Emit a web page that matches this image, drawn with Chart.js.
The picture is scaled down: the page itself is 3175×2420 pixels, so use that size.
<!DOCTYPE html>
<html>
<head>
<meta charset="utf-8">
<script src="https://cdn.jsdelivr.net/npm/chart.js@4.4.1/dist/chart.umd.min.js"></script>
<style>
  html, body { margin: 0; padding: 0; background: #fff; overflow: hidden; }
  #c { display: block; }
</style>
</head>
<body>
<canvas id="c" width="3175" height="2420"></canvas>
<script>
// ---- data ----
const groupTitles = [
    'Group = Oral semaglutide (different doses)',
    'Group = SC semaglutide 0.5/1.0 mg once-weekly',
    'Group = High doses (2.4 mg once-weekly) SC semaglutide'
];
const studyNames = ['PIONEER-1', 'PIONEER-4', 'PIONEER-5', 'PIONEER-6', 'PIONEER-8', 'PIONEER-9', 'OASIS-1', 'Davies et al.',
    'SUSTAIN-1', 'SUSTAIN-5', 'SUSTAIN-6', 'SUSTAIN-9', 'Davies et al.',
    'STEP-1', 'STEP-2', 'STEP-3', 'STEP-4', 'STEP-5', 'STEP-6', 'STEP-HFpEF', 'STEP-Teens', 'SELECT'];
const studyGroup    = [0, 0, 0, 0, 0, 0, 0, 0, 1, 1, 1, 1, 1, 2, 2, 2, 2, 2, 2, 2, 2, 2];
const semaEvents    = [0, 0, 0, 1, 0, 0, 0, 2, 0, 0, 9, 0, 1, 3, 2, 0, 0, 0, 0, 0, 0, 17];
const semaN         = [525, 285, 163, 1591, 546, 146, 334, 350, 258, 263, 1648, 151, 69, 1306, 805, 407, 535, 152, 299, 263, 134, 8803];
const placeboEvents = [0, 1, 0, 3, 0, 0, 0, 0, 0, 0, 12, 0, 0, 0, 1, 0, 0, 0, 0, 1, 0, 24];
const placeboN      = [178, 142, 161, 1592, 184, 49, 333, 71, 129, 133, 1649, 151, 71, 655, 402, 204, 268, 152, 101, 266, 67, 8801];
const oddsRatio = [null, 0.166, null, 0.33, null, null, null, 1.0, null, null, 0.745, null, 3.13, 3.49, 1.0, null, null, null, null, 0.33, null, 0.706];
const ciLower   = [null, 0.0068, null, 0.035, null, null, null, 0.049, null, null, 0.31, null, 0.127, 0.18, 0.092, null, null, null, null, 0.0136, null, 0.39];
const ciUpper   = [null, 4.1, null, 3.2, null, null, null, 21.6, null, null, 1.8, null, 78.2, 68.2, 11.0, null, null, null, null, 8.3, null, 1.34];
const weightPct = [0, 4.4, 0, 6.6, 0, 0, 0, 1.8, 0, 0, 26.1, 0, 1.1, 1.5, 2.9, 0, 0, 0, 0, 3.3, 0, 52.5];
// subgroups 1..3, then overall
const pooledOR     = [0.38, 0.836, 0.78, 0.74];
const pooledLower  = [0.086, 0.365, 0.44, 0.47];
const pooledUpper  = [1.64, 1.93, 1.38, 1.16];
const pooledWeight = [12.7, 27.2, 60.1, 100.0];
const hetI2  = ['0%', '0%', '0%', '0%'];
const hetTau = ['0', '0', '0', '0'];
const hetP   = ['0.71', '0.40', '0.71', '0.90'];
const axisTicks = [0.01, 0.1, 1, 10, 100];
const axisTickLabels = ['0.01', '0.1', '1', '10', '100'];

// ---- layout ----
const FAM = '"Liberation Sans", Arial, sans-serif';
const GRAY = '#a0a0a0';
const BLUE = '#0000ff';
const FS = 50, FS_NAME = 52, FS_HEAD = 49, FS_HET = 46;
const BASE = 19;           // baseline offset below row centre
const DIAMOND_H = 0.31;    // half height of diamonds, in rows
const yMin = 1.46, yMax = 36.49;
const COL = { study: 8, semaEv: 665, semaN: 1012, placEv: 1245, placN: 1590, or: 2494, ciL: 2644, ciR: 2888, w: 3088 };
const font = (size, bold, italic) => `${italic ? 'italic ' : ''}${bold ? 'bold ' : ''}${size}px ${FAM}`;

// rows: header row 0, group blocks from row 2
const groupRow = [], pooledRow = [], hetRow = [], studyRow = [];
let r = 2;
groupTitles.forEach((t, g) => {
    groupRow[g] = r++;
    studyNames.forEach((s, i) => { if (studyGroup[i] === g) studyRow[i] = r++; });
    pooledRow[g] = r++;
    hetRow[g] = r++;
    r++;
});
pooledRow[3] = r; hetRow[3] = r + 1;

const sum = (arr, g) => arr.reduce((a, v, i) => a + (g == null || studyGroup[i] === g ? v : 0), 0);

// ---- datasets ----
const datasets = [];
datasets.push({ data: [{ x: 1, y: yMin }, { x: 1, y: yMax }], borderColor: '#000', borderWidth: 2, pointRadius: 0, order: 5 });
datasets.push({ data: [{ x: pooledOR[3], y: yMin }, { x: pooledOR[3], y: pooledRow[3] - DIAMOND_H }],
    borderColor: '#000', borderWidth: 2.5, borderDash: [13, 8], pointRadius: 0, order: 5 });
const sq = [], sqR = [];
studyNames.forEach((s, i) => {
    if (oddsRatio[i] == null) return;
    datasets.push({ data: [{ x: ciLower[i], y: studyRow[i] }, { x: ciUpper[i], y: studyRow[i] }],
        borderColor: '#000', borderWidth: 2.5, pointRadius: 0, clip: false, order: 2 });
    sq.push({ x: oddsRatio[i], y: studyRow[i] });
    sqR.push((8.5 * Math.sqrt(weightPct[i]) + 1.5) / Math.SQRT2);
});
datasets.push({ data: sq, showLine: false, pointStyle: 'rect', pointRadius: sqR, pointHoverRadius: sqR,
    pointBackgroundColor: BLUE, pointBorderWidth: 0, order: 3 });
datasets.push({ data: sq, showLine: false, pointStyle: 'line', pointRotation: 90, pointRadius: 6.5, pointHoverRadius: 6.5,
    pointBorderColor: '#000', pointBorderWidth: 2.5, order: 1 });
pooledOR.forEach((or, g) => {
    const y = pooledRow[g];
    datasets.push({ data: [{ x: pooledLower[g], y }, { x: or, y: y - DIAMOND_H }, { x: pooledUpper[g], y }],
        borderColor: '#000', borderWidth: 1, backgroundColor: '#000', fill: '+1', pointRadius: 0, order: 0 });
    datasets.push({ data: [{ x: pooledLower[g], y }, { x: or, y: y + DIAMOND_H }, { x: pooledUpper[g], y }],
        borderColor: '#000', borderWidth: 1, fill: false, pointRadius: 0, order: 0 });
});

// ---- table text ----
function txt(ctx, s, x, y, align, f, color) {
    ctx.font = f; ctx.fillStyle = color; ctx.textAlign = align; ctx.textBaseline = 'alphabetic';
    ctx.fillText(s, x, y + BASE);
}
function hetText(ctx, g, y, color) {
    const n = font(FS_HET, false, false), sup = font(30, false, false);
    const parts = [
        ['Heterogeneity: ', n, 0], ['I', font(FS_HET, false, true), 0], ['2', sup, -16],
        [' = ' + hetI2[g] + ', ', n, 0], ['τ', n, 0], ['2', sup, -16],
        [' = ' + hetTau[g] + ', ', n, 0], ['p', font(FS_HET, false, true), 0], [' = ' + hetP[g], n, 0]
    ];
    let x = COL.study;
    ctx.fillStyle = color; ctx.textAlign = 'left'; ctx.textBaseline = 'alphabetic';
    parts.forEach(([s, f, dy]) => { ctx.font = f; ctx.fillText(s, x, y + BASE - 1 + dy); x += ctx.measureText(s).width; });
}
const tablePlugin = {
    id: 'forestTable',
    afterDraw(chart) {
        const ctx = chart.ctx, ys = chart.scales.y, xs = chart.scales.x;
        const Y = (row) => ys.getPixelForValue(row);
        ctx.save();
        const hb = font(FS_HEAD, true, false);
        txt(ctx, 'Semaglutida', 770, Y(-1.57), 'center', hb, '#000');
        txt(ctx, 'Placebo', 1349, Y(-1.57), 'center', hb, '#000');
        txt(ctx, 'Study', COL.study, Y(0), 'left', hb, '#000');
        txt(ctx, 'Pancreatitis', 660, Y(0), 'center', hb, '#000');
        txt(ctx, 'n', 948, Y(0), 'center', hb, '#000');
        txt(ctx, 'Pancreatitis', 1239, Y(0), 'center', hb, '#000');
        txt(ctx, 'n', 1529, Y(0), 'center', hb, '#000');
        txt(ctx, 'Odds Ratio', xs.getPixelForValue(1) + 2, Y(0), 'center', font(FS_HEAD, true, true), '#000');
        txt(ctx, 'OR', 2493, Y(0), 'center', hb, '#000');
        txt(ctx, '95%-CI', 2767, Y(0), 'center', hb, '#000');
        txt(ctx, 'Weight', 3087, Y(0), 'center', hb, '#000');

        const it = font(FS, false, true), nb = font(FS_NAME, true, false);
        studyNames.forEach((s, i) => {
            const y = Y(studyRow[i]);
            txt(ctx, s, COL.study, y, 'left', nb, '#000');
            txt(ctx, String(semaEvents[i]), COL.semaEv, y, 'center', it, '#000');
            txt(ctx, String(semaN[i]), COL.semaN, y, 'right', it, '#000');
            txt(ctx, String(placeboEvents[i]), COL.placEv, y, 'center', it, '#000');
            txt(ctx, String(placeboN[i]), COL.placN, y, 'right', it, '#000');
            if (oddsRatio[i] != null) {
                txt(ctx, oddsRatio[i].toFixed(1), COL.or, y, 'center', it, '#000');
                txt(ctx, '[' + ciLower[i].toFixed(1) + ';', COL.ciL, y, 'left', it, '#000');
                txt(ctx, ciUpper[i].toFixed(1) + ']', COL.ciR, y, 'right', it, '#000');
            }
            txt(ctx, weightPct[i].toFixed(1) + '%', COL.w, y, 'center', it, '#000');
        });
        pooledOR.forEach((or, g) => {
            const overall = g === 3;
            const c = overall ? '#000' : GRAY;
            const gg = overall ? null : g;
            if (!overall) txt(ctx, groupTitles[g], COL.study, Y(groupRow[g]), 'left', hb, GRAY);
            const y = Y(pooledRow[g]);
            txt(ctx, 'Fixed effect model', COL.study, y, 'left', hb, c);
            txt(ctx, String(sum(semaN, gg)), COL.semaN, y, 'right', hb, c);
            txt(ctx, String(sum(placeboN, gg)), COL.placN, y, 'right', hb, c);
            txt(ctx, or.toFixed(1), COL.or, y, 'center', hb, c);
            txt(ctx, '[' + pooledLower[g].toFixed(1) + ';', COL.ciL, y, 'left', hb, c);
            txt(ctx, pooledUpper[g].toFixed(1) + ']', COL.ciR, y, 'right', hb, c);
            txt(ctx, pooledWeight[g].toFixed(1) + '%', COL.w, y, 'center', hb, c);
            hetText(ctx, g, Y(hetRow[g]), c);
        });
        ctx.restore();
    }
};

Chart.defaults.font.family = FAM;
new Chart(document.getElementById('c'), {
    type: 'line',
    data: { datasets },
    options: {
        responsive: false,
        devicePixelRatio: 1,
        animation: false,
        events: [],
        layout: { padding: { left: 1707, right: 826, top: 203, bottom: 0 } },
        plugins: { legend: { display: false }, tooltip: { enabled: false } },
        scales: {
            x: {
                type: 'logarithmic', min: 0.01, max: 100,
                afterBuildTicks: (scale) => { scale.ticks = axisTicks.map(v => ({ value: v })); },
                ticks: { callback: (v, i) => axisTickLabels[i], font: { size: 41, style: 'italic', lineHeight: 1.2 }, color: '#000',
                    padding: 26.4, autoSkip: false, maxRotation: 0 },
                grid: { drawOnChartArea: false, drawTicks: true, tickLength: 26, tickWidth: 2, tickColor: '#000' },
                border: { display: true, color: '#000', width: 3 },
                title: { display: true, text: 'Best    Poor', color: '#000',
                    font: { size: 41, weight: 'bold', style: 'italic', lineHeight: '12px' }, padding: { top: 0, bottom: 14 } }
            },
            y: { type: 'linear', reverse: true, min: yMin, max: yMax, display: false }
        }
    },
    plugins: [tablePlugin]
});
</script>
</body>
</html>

— What is required —
Which lines of the material contain the string "that"? List each of them.

— Result —
Emit a web page that matches this image, drawn with Chart.js.
The picture is scaled down: the page itself is 3175×2420 pixels, so use that size.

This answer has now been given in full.